Beginning with the line that contains "Rebuild this chart", retype the entries below exactly, ending with the line that contains "s.set_visible(False)". Leave out any pictures.

* start *

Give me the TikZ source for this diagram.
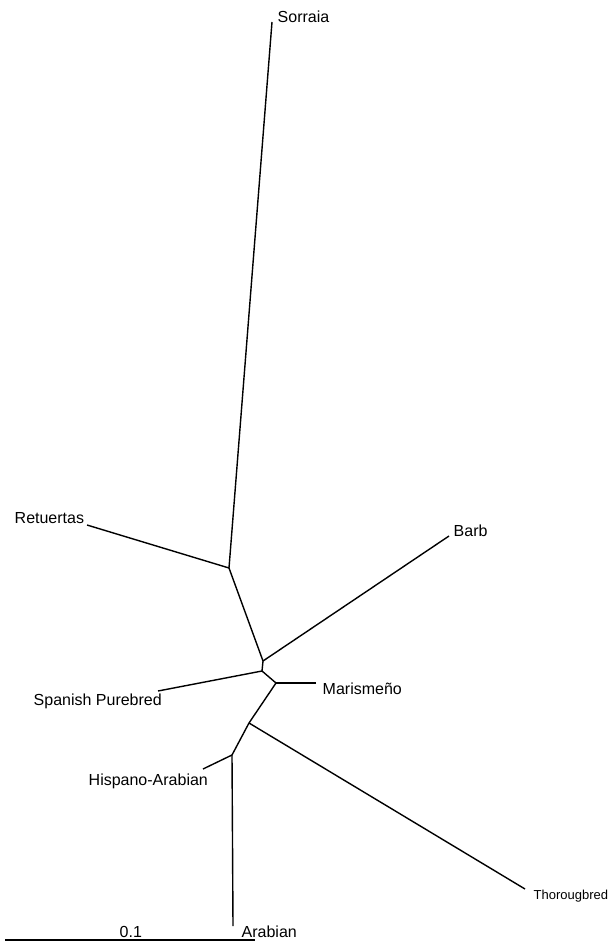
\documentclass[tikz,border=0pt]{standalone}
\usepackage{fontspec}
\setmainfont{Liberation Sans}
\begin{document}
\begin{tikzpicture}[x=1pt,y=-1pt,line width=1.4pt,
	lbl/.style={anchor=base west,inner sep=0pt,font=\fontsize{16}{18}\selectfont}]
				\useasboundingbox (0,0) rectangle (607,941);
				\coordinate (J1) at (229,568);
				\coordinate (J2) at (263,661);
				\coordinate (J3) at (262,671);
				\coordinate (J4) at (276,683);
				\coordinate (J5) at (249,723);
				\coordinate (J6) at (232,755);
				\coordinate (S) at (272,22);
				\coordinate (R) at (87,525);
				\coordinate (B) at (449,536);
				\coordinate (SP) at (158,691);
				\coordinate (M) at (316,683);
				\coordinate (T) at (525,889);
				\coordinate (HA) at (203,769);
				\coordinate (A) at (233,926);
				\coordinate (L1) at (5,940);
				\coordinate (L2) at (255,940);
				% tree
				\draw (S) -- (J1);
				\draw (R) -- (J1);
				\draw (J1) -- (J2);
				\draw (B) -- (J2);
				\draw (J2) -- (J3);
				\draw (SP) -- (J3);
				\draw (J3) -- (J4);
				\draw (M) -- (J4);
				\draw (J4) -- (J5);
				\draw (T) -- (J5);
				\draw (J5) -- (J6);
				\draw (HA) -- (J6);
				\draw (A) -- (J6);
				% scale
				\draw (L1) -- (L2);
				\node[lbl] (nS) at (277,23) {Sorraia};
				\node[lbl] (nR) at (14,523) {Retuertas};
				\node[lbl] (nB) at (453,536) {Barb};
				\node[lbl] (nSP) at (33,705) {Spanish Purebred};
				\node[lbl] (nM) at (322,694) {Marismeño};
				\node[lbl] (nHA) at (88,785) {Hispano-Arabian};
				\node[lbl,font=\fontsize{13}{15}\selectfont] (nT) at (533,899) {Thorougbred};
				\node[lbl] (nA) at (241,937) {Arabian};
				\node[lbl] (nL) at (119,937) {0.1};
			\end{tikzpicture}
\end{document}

* end *
* start *

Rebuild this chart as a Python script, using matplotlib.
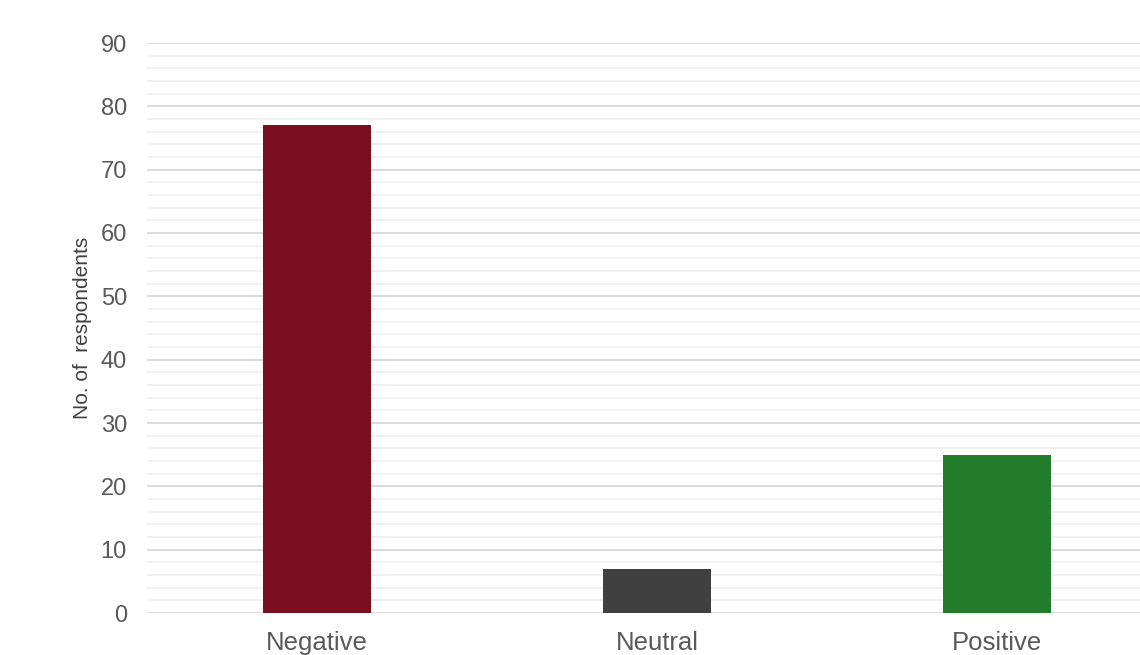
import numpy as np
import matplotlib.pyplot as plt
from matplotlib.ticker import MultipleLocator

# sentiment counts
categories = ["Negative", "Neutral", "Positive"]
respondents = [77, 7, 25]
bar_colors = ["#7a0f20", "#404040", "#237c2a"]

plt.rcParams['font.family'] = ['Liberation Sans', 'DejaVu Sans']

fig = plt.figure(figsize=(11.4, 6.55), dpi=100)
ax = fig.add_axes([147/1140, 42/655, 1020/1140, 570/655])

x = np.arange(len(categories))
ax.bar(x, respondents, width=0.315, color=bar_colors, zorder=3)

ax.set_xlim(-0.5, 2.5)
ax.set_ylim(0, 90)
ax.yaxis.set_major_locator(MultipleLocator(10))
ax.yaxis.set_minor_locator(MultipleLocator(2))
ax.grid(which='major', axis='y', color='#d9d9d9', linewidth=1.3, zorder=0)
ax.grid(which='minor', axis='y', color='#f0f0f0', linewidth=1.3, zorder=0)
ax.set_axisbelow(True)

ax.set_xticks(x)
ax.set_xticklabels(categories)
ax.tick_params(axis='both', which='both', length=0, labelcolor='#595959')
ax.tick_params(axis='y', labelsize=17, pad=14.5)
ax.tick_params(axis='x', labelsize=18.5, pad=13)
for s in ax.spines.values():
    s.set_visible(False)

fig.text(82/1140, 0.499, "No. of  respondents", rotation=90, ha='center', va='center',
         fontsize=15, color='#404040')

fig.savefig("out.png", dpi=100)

* end *

--- Full answer ---
Rebuild this chart as a Python script, using matplotlib.
import numpy as np
import matplotlib.pyplot as plt
from matplotlib.ticker import MultipleLocator

# sentiment counts
categories = ["Negative", "Neutral", "Positive"]
respondents = [77, 7, 25]
bar_colors = ["#7a0f20", "#404040", "#237c2a"]

plt.rcParams['font.family'] = ['Liberation Sans', 'DejaVu Sans']

fig = plt.figure(figsize=(11.4, 6.55), dpi=100)
ax = fig.add_axes([147/1140, 42/655, 1020/1140, 570/655])

x = np.arange(len(categories))
ax.bar(x, respondents, width=0.315, color=bar_colors, zorder=3)

ax.set_xlim(-0.5, 2.5)
ax.set_ylim(0, 90)
ax.yaxis.set_major_locator(MultipleLocator(10))
ax.yaxis.set_minor_locator(MultipleLocator(2))
ax.grid(which='major', axis='y', color='#d9d9d9', linewidth=1.3, zorder=0)
ax.grid(which='minor', axis='y', color='#f0f0f0', linewidth=1.3, zorder=0)
ax.set_axisbelow(True)

ax.set_xticks(x)
ax.set_xticklabels(categories)
ax.tick_params(axis='both', which='both', length=0, labelcolor='#595959')
ax.tick_params(axis='y', labelsize=17, pad=14.5)
ax.tick_params(axis='x', labelsize=18.5, pad=13)
for s in ax.spines.values():
    s.set_visible(False)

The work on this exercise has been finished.